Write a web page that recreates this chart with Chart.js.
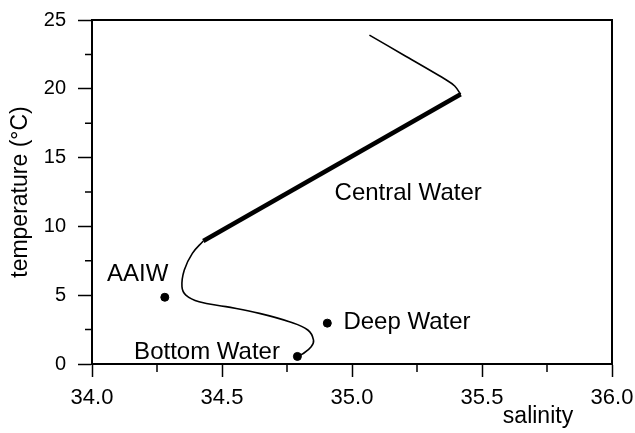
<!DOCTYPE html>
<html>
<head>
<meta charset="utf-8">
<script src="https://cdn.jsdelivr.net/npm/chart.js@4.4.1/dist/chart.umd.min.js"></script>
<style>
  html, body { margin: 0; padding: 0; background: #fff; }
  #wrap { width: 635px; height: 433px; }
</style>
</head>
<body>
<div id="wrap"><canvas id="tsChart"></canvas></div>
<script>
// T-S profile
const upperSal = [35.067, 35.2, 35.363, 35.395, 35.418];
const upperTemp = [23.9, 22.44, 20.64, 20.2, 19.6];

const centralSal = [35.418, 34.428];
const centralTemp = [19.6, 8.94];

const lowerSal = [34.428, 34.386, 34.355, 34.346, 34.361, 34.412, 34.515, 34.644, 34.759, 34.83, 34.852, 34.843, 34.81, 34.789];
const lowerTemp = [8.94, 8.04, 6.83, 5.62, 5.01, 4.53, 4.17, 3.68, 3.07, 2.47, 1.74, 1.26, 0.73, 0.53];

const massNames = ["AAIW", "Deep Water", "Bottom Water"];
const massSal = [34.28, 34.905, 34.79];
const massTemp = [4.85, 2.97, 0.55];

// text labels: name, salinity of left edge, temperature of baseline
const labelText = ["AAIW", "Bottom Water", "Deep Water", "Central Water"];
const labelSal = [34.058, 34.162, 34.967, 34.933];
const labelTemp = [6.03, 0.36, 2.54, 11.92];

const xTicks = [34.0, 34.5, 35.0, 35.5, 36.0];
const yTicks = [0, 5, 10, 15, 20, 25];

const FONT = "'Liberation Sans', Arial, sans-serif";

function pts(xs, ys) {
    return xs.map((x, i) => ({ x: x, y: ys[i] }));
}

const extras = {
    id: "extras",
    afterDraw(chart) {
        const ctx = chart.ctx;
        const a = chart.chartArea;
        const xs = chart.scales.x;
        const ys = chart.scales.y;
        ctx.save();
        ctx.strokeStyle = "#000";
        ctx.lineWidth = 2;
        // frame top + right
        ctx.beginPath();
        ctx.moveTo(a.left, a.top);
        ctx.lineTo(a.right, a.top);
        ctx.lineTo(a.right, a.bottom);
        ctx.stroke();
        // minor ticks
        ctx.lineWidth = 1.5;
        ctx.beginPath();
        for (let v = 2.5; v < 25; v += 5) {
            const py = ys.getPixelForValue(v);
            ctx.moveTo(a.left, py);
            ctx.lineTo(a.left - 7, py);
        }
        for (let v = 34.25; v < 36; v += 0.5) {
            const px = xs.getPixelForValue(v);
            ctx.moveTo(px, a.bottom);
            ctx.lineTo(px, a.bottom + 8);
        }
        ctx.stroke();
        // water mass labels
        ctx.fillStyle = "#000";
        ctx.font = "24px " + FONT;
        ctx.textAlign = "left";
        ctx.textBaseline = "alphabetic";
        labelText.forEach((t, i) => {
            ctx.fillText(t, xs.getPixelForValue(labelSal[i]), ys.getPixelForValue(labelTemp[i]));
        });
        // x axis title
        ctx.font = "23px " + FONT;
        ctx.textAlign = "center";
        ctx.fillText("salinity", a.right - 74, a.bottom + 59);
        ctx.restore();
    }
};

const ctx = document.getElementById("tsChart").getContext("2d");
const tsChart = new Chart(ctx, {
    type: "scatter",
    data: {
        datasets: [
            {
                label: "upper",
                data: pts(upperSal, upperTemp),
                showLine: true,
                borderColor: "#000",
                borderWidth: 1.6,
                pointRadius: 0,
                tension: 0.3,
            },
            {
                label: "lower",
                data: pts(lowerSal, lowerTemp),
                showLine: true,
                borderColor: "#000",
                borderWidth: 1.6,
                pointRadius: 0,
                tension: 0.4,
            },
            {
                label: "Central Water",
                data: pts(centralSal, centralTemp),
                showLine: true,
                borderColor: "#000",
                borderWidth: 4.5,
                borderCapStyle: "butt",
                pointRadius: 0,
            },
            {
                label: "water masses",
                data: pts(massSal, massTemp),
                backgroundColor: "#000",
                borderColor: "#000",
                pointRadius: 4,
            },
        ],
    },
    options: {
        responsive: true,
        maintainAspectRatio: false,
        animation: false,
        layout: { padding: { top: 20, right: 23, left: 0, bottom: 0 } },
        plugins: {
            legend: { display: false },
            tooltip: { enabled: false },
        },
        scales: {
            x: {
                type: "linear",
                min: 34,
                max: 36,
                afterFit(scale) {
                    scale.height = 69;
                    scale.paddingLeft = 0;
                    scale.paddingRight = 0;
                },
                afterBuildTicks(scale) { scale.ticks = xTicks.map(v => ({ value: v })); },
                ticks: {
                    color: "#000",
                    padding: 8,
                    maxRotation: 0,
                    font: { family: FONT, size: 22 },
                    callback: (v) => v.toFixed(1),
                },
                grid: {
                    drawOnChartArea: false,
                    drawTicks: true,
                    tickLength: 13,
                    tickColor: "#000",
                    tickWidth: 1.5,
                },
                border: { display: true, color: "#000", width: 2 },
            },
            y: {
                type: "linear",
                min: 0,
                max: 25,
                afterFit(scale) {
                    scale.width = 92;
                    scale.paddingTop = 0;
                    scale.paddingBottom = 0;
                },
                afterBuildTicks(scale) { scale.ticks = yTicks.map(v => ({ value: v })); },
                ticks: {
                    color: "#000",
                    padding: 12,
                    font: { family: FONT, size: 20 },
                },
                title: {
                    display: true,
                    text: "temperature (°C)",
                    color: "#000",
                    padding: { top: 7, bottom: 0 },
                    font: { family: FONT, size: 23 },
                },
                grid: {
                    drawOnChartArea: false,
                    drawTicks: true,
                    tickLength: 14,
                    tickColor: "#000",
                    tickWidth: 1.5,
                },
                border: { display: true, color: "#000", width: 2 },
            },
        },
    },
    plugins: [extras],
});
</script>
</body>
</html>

§ **The exercise**
Restate exactly, please, only the lines between the start of the data and the line containing "const centralTemp = [19.6, 8.94];", both ends included, skipping the pictures.

§ **Output of the exercise**
Write a web page that recreates this chart with Chart.js.
<!DOCTYPE html>
<html>
<head>
<meta charset="utf-8">
<script src="https://cdn.jsdelivr.net/npm/chart.js@4.4.1/dist/chart.umd.min.js"></script>
<style>
  html, body { margin: 0; padding: 0; background: #fff; }
  #wrap { width: 635px; height: 433px; }
</style>
</head>
<body>
<div id="wrap"><canvas id="tsChart"></canvas></div>
<script>
// T-S profile
const upperSal = [35.067, 35.2, 35.363, 35.395, 35.418];
const upperTemp = [23.9, 22.44, 20.64, 20.2, 19.6];

const centralSal = [35.418, 34.428];
const centralTemp = [19.6, 8.94];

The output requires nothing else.